**Records from a dataset**
====
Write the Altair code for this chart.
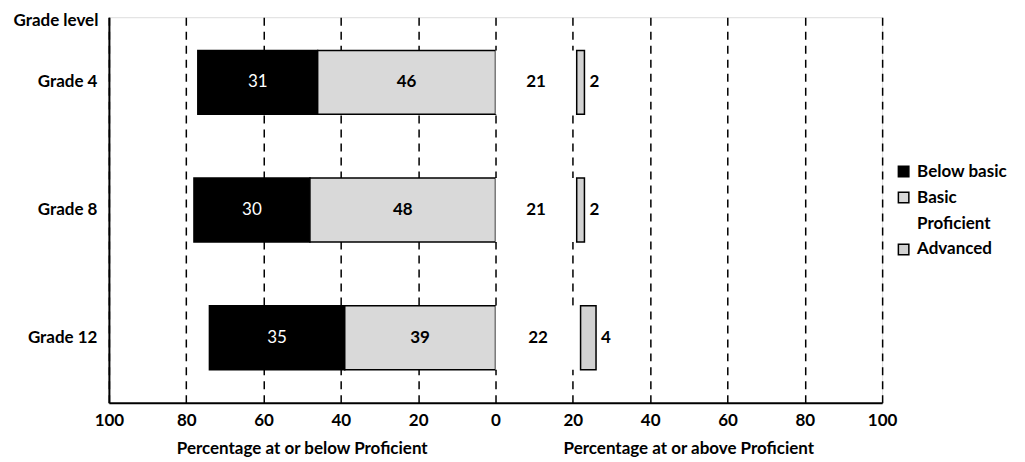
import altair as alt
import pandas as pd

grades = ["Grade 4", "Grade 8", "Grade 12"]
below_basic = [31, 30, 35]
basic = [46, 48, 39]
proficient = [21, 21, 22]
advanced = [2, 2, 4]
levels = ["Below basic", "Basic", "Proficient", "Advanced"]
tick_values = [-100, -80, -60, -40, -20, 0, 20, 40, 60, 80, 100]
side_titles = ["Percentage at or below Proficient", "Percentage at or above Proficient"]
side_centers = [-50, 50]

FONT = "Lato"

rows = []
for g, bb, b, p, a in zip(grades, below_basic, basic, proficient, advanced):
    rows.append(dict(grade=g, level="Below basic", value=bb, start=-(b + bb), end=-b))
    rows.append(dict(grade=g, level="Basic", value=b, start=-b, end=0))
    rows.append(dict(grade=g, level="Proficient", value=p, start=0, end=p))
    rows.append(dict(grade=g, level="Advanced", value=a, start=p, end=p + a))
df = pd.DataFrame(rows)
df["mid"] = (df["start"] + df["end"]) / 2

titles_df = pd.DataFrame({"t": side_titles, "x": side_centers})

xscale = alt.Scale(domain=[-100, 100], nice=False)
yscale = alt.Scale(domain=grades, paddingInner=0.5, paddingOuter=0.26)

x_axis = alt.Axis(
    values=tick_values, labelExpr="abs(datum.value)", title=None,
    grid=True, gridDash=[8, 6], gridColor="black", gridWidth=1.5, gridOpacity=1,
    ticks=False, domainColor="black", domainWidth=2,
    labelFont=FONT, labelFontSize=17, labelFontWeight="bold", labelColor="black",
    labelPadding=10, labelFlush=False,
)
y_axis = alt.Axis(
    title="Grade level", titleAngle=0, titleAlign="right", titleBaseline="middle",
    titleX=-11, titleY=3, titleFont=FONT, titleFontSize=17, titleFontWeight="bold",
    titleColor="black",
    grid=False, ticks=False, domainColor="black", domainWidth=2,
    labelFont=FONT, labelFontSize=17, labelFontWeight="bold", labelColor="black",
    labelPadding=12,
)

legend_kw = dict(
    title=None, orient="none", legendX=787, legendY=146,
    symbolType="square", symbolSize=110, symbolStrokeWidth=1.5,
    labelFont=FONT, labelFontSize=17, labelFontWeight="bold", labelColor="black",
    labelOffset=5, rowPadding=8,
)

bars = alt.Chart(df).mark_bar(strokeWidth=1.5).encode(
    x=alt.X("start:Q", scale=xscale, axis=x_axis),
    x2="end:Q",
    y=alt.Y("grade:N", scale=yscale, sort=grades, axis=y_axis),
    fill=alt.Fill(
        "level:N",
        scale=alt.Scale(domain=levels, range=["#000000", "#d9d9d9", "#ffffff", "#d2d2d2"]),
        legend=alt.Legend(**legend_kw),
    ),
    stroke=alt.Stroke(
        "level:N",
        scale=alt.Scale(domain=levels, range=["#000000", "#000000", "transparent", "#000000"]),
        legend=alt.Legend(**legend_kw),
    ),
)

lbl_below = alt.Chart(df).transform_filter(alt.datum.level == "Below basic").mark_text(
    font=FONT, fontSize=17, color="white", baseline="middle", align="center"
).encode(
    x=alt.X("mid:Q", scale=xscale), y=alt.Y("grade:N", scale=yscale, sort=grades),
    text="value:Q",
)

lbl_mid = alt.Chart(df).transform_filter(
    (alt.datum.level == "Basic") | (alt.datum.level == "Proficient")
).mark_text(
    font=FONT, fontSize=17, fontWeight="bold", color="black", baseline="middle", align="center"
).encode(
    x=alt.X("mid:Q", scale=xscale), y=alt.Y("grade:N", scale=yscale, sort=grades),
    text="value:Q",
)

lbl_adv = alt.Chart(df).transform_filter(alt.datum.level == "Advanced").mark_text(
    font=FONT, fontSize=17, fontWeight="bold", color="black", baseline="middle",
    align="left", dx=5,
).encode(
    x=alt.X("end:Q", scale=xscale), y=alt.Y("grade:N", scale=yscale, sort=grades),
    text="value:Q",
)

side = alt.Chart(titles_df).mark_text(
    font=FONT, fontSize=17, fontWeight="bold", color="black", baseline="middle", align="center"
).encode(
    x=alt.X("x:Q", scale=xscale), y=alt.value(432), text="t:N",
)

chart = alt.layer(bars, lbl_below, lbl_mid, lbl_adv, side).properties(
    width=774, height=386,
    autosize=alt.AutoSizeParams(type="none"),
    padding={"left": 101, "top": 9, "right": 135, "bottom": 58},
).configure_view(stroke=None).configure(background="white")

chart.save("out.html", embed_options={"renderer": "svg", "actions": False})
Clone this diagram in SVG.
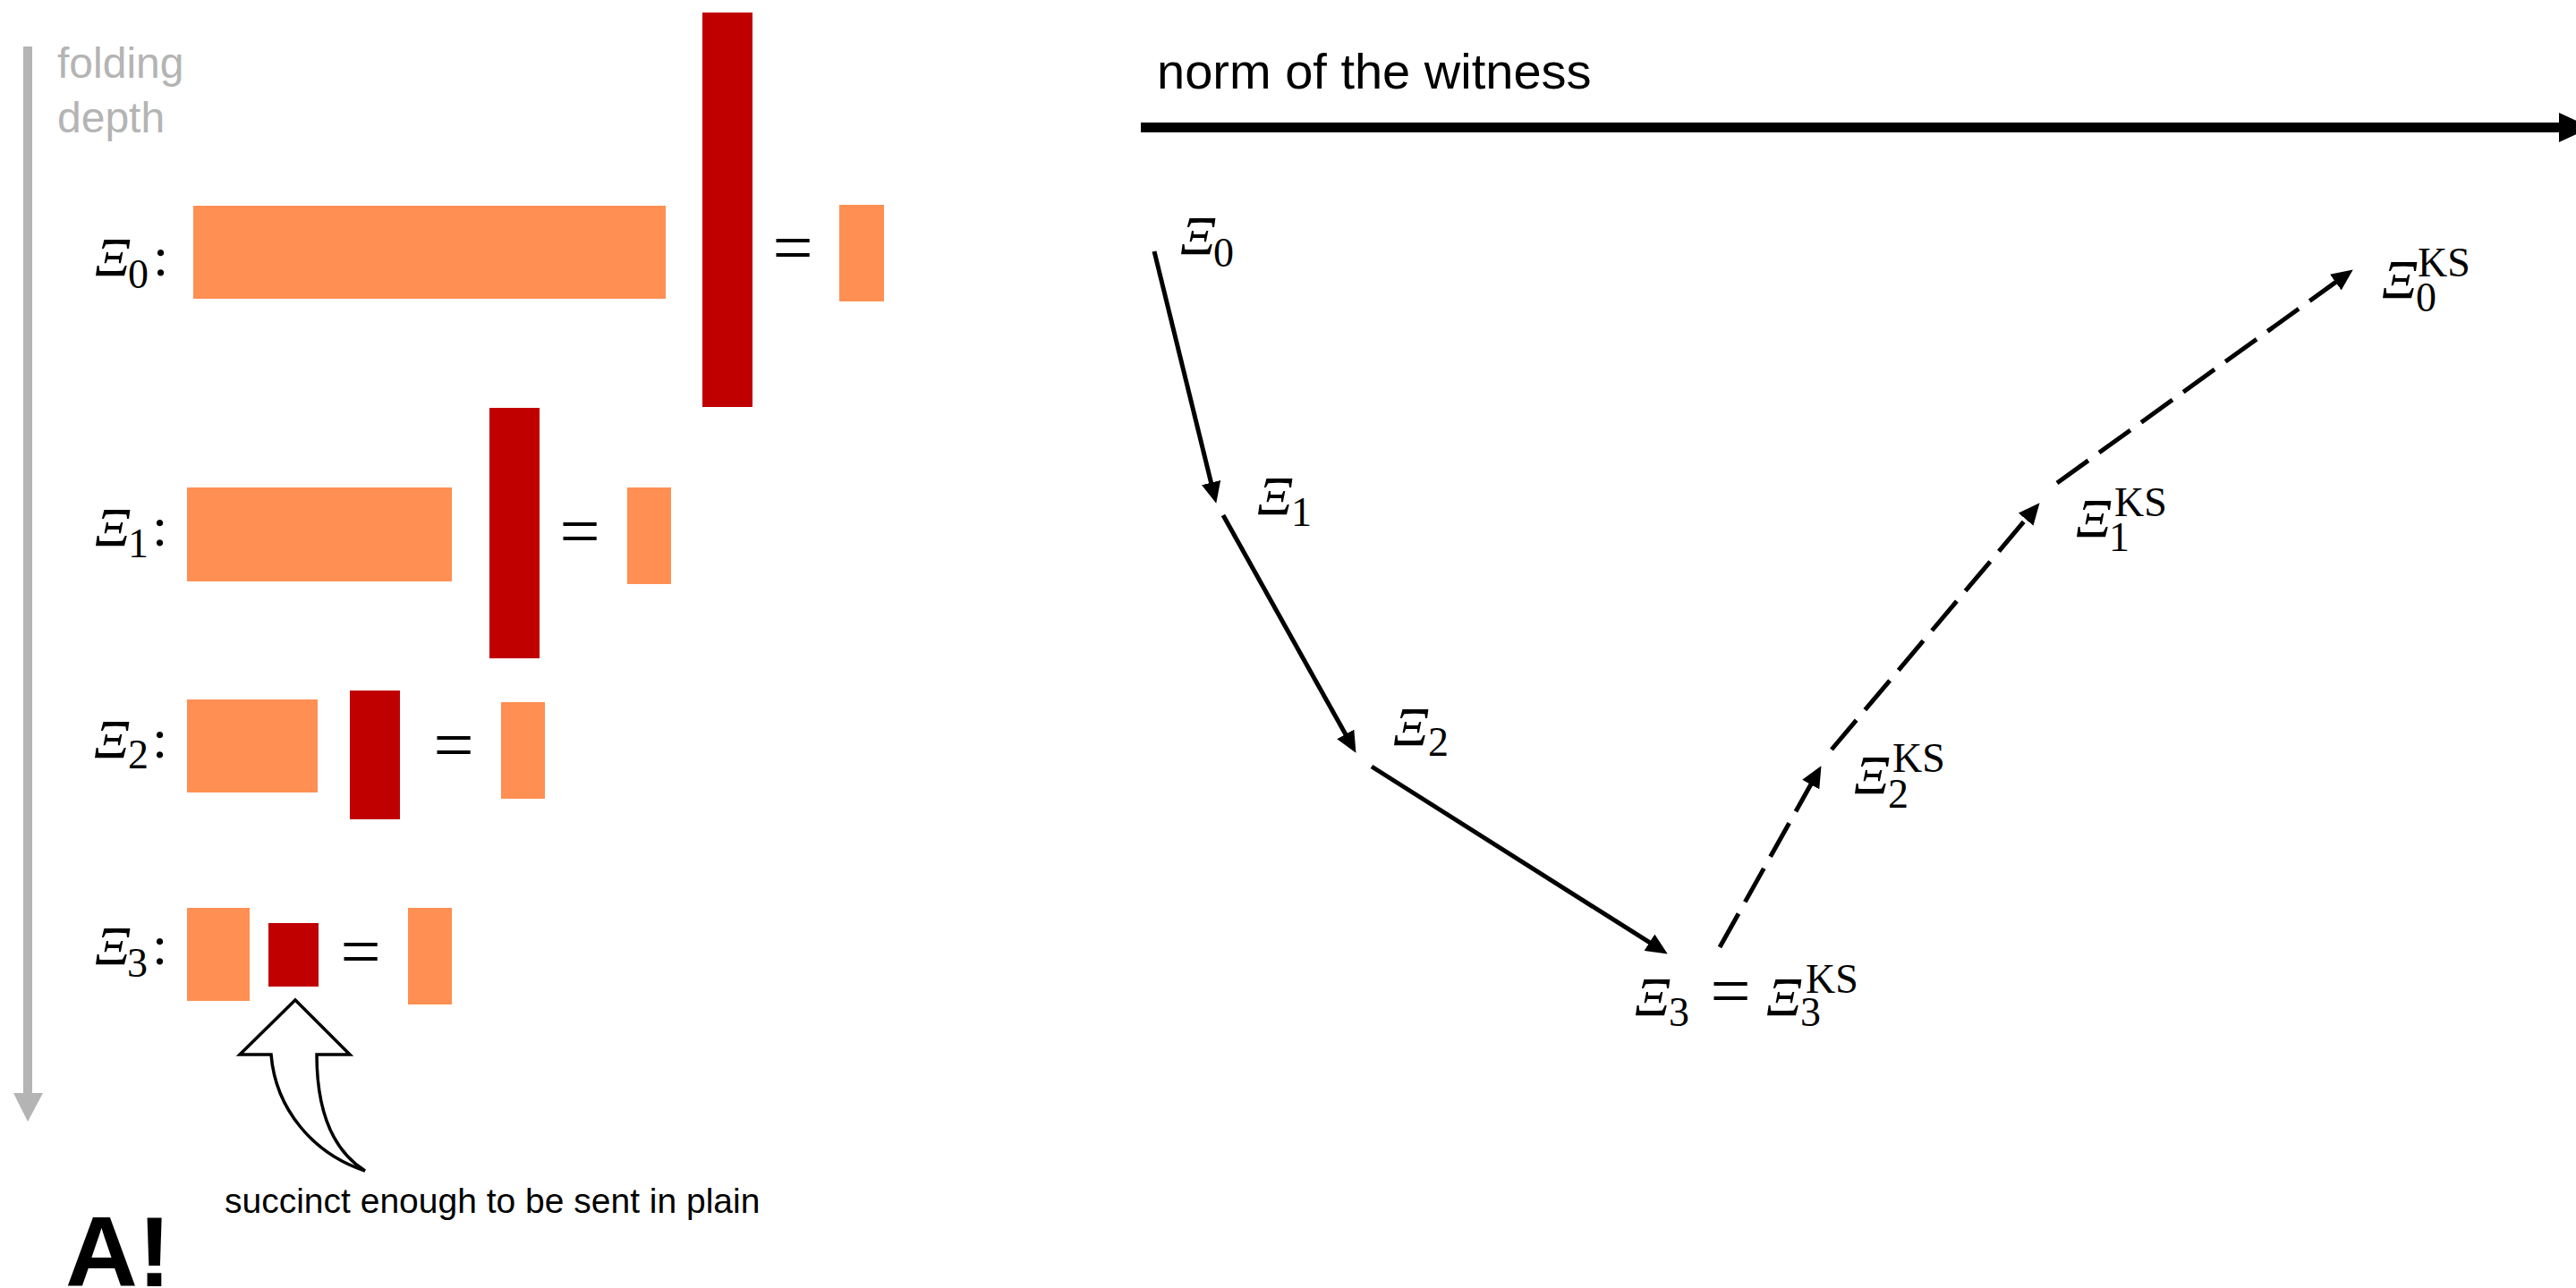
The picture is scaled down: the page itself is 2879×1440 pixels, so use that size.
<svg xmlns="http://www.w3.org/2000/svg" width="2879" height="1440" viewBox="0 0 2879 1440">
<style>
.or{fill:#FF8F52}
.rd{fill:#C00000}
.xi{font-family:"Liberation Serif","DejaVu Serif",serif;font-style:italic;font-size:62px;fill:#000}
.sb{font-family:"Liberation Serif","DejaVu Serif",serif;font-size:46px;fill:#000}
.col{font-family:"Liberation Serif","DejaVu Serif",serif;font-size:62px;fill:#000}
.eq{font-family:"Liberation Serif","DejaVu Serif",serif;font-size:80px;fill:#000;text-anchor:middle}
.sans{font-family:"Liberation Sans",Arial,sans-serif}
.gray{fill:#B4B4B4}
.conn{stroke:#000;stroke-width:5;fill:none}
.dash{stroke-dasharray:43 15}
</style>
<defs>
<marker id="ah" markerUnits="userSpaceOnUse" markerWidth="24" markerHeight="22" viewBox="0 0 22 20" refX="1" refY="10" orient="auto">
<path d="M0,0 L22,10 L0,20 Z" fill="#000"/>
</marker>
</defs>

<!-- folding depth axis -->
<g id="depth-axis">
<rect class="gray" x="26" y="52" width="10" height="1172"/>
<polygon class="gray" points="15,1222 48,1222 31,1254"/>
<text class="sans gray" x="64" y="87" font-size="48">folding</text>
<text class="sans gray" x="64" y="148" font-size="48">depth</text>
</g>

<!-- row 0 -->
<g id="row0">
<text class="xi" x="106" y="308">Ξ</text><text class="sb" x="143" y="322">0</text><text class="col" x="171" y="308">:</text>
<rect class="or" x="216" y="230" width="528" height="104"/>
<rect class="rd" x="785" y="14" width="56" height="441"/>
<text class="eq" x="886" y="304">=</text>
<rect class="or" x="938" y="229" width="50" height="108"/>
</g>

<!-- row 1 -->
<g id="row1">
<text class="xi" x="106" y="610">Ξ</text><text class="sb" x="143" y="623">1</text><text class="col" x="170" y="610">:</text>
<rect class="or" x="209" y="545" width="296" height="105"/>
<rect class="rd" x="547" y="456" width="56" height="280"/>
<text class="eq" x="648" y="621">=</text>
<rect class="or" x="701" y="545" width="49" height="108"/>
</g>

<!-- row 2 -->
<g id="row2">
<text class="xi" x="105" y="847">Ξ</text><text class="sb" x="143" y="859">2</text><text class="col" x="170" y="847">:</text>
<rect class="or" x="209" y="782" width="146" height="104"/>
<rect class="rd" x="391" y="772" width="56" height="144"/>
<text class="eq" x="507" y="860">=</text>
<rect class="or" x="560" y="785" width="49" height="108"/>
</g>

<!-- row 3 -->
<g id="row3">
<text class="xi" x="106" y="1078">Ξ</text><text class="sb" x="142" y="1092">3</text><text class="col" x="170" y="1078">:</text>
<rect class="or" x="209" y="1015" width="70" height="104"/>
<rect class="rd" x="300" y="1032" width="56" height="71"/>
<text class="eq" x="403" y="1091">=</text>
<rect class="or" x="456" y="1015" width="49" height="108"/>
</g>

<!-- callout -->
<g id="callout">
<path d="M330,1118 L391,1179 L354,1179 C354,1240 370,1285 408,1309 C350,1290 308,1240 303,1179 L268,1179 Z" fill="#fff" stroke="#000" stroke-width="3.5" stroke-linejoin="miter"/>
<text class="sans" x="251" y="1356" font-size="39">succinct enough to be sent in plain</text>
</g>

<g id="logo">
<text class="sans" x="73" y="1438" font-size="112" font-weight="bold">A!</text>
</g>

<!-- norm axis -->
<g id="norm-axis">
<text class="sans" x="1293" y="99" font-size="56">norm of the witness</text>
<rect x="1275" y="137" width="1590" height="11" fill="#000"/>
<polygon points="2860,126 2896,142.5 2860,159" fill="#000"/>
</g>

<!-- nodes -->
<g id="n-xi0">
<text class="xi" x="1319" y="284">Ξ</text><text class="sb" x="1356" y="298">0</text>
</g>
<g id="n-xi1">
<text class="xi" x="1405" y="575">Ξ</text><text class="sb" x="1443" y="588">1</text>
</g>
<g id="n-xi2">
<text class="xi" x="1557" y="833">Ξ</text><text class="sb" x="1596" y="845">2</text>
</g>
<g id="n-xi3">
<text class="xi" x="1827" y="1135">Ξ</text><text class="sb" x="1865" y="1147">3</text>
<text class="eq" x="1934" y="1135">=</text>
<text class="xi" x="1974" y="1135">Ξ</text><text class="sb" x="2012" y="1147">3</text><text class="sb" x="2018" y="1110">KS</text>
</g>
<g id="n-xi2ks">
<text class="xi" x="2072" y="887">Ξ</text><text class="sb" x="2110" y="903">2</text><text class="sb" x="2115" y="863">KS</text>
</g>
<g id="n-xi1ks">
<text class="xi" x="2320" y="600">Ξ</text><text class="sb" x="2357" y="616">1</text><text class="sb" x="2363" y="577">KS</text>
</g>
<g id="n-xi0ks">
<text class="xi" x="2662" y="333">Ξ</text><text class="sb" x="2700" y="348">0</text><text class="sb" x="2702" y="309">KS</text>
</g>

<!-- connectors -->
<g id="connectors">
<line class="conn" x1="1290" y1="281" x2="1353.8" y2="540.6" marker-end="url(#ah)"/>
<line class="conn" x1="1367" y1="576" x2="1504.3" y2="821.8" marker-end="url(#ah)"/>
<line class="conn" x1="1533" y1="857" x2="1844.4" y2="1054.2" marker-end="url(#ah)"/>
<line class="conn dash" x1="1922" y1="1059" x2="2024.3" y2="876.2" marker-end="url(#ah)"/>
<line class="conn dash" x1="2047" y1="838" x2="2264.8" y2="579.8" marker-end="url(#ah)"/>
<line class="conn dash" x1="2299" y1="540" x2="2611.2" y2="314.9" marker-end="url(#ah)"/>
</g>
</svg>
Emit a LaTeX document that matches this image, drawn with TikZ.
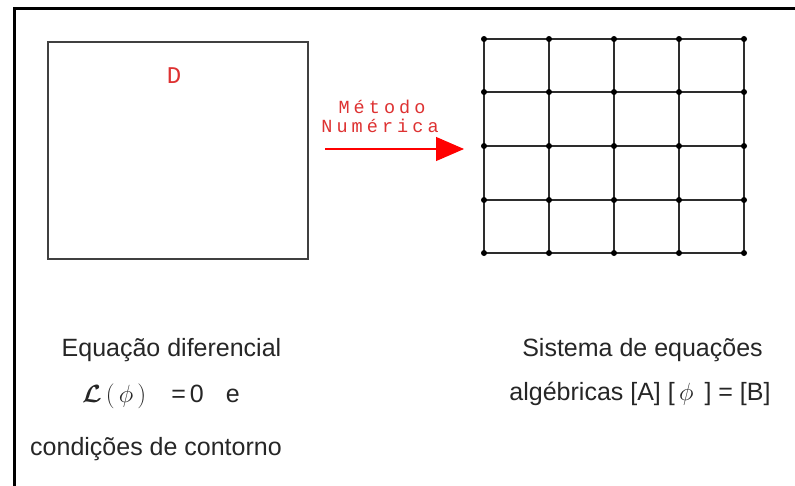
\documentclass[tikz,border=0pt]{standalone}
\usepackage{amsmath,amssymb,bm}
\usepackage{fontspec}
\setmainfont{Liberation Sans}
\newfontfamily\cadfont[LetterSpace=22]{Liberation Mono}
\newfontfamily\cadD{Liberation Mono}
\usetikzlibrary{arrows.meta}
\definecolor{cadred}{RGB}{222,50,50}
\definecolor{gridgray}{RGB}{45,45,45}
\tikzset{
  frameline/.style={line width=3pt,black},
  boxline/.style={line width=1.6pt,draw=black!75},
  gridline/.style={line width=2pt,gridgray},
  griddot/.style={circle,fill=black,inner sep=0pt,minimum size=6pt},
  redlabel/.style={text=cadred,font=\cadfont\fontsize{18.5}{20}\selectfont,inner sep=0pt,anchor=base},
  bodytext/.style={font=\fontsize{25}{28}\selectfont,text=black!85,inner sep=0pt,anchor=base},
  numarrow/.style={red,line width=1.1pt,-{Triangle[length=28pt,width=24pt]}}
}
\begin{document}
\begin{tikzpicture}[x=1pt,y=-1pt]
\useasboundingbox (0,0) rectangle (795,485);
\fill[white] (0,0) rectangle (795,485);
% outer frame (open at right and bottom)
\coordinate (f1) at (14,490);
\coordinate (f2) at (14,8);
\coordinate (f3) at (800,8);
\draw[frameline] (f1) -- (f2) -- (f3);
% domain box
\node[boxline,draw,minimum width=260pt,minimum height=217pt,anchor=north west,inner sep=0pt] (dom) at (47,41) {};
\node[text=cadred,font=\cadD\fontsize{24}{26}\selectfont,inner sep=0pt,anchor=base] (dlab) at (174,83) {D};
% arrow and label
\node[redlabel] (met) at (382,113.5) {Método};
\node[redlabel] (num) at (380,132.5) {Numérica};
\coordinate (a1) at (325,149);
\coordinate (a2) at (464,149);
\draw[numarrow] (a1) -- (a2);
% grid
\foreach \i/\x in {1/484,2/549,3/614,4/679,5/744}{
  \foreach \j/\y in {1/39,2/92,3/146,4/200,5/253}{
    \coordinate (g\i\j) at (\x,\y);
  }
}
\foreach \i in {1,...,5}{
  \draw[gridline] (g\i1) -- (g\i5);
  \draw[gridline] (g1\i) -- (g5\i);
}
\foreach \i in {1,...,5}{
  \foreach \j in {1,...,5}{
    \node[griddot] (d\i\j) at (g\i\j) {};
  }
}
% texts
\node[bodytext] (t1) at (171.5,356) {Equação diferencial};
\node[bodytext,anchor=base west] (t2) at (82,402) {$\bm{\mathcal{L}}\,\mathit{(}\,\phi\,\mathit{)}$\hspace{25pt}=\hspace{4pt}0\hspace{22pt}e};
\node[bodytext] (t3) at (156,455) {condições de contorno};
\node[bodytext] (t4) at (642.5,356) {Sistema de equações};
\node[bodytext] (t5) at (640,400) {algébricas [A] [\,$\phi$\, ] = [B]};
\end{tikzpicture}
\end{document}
====
**TO BE DONE**
Locate all lines in the listing above with the word "this". Copy them.

**CORRECT OUTPUT**
Write the Altair code for this chart.
Clone this diagram in SVG.
Emit a LaTeX document that matches this image, drawn with TikZ.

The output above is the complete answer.